Monday, August 7, 2017

Wrong End of the Telescope

“This is a trustworthy saying, and everyone should accept it: ‘Christ Jesus came into the world to save sinners’—and I am the worst of them all. But God had mercy on me so that Christ Jesus could use me as a prime example of his great patience with even the worst sinners. Then others will realize that they, too, can believe in him and receive eternal life.”


As human beings, we have a remarkable tendency to make things all about us.

No, I’m not thinking of the “name it and claim it” crew — not this time. It doesn’t really matter what denominational background people come from; we all seem to have a built-in default setting that says, in effect:
”I gave my life to Jesus. Now, in return, He owes me a pretty decent life, unencumbered by pain, difficulty, or trial.”
It's like looking through the wrong end of the periscope; we miss the big picture and becoming fixated on the small.

And I can’t help but notice that many of those who have decided they no longer believe in God (the ones I know personally) often point to a crisis event where injustice, pain, or death (of someone close) invaded their lives.

As they ponder the hardship, their line of thinking goes something like this: Jesus (a) didn’t prevent it or (b) overturn it, so (c) why bother believing in Him, let alone following Him?

I understand the need to find someone to blame when things go sideways. When there seems to be no human culprit (and sometimes even when there is), Jesus can easily become the ultimate locus point of our anger.

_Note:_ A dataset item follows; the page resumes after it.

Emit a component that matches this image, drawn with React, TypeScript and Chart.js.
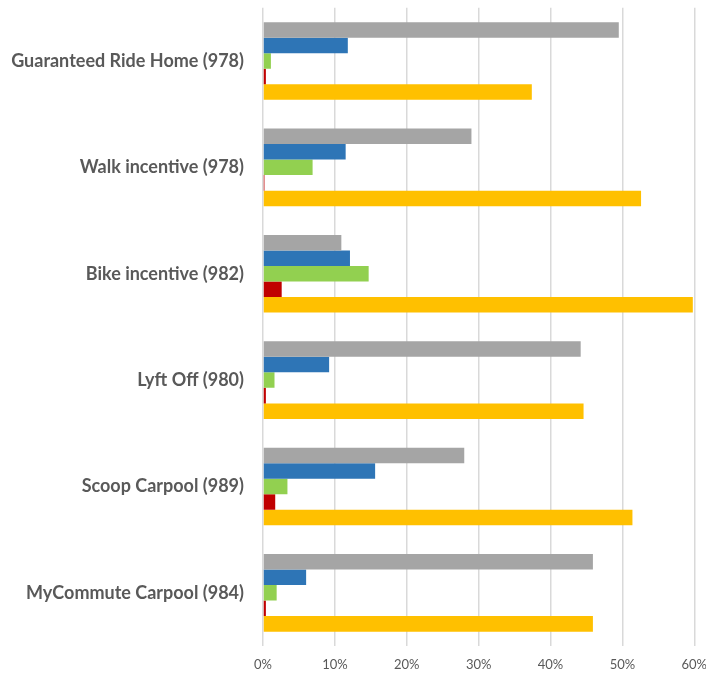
import React, { useEffect, useRef } from "react";
import { Chart, registerables } from "chart.js";

Chart.register(...registerables);

const categories = [
  "Guaranteed Ride Home (978)",
  "Walk incentive (978)",
  "Bike incentive (982)",
  "Lyft Off (980)",
  "Scoop Carpool (989)",
  "MyCommute Carpool (984)",
];

const seriesGray = [49.5, 29.0, 10.9, 44.2, 28.0, 45.9];
const seriesBlue = [11.8, 11.5, 12.1, 9.2, 15.6, 6.0];
const seriesGreen = [1.1, 6.9, 14.7, 1.6, 3.4, 1.9];
const seriesRed = [0.4, 0.2, 2.6, 0.4, 1.7, 0.4];
const seriesYellow = [37.4, 52.6, 59.8, 44.6, 51.4, 45.9];

const xTicks = [0, 10, 20, 30, 40, 50, 60];

export default function App() {
  const ref = useRef<HTMLCanvasElement | null>(null);
  useEffect(() => {
    if (!ref.current) return;
    const mk = (label: string, data: number[], color: string) => ({
      label,
      data,
      backgroundColor: color,
      borderWidth: 0,
      barPercentage: 1,
      categoryPercentage: 0.73,
    });
    const chart = new Chart(ref.current, {
      type: "bar",
      data: {
        labels: categories,
        datasets: [
          mk("Gray", seriesGray, "#A5A5A5"),
          mk("Blue", seriesBlue, "#2E75B6"),
          mk("Green", seriesGreen, "#92D050"),
          mk("Red", seriesRed, "#C00000"),
          mk("Yellow", seriesYellow, "#FFC000"),
        ],
      },
      options: {
        indexAxis: "y",
        animation: false,
        responsive: false,
        maintainAspectRatio: false,
        layout: { padding: { top: -11, right: 2, bottom: 0, left: 0 } },
        plugins: { legend: { display: false }, tooltip: { enabled: false } },
        scales: {
          x: {
            min: 0,
            max: 60,
            afterBuildTicks: (s: any) => {
              s.ticks = xTicks.map((v) => ({ value: v }));
            },
            afterFit: (s: any) => {
              s.height = 32;
            },
            grid: { color: "#D9D9D9", lineWidth: 1.5, tickLength: 0, drawTicks: false },
            border: { display: false },
            ticks: {
              padding: 11,
              color: "#595959",
              font: { family: "Lato, 'Open Sans', sans-serif", size: 13 },
              callback: (v: any) => v + "%",
            },
          },
          y: {
            afterFit: (s: any) => {
              s.width = 263;
            },
            grid: { display: false },
            border: { display: false },
            ticks: {
              padding: 11,
              color: "#595959",
              font: { family: "Lato, 'Open Sans', sans-serif", size: 18, weight: "bold" },
            },
          },
        },
      },
    } as any);
    return () => chart.destroy();
  }, []);
  return (
    <div style={{ position: "absolute", left: 0, top: 0, width: 706, height: 675, overflow: "hidden", background: "#fff" }}>
      <canvas
        ref={ref}
        width={718}
        height={692}
        style={{ display: "block", position: "absolute", left: 0, top: -14 }}
      />
    </div>
  );
}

And I get it. I really do.
On Vancouver Island, there is a cemetery where you can find a small gravestone that simply reads: “D.J. McAlpine 1991”. That year, Wendy & I buried our second child — Dallas Jorge McAlpine — due to an undiagnosed heart defect that snuffed out his life just before childbirth.
It was pouring rain on the day of the funeral. Wendy & I stood under an umbrella, watching with hollow hearts as the caretaker arrived for the burial. He hopped out of the hearse, reached back inside, and tucked a tiny little coffin under his arm as he cautiously navigated the rain-slick, uneven ground next to the open grave.
The previous few days had already been a numbing vortex of emotions, but somehow, the sight of the caretaker casually tucking the body of my son under his arm — like an item of little consequence — hit me like a ton of bricks. I was gutted, standing there in the rain beside my crying wife.
So, please understand — I’m not unaware of the depth of pain that causes some to question their faith in God.

Nor am I suggesting that I was a pillar of spiritual strength for surviving that experience with my faith intact. At times, it felt like my faith was a mere thread that I was clinging to against all odds.

But at the end of the day, I knew that if I had to choose between:
  • Job’s attitude of trusting God even if he didn’t understand — “The Lord gave and the Lord has taken away; may the name of the Lord be praised.” (Job 1:20-22)
  • or his wife’s attitude — “Curse God and die” (Job 2:9)
It was a no-brainer.
Today, however, I fear that many people are forgetting one of the basic tenets of our faith: that we are sinners in need of a Savior. Or at best, we have been Christians for so long that we have begun to take our salvation for granted.

Salvation, as the apostle Paul points out to his protege Timothy, is God’s mercy towards a bunch of people (us) who frankly didn’t deserve it. And yet many of us are prone to forget that we were once dead in our sins, and had no hope aside from the merciful intervention of God (Eph. 2:1-10).

I could point out that the earliest followers of Jesus — the disciples — didn’t have easy lives as a result of following Jesus. Eleven out of twelve died early, often violent deaths because of their faith, and the twelfth (John) wrote his epistles while in exile. The same has often been true for followers of Jesus throughout the centuries, until this present day (see The Voice of the Martyrs, for example).

But I think the greater concern is this:
When did salvation begin to mean so little? How did we lose our sense of awe and wonder that Jesus loved us, gave Himself for us, and saved us from our sins and their [eternal] consequences?
If anyone is “owed” something, isn’t it Jesus?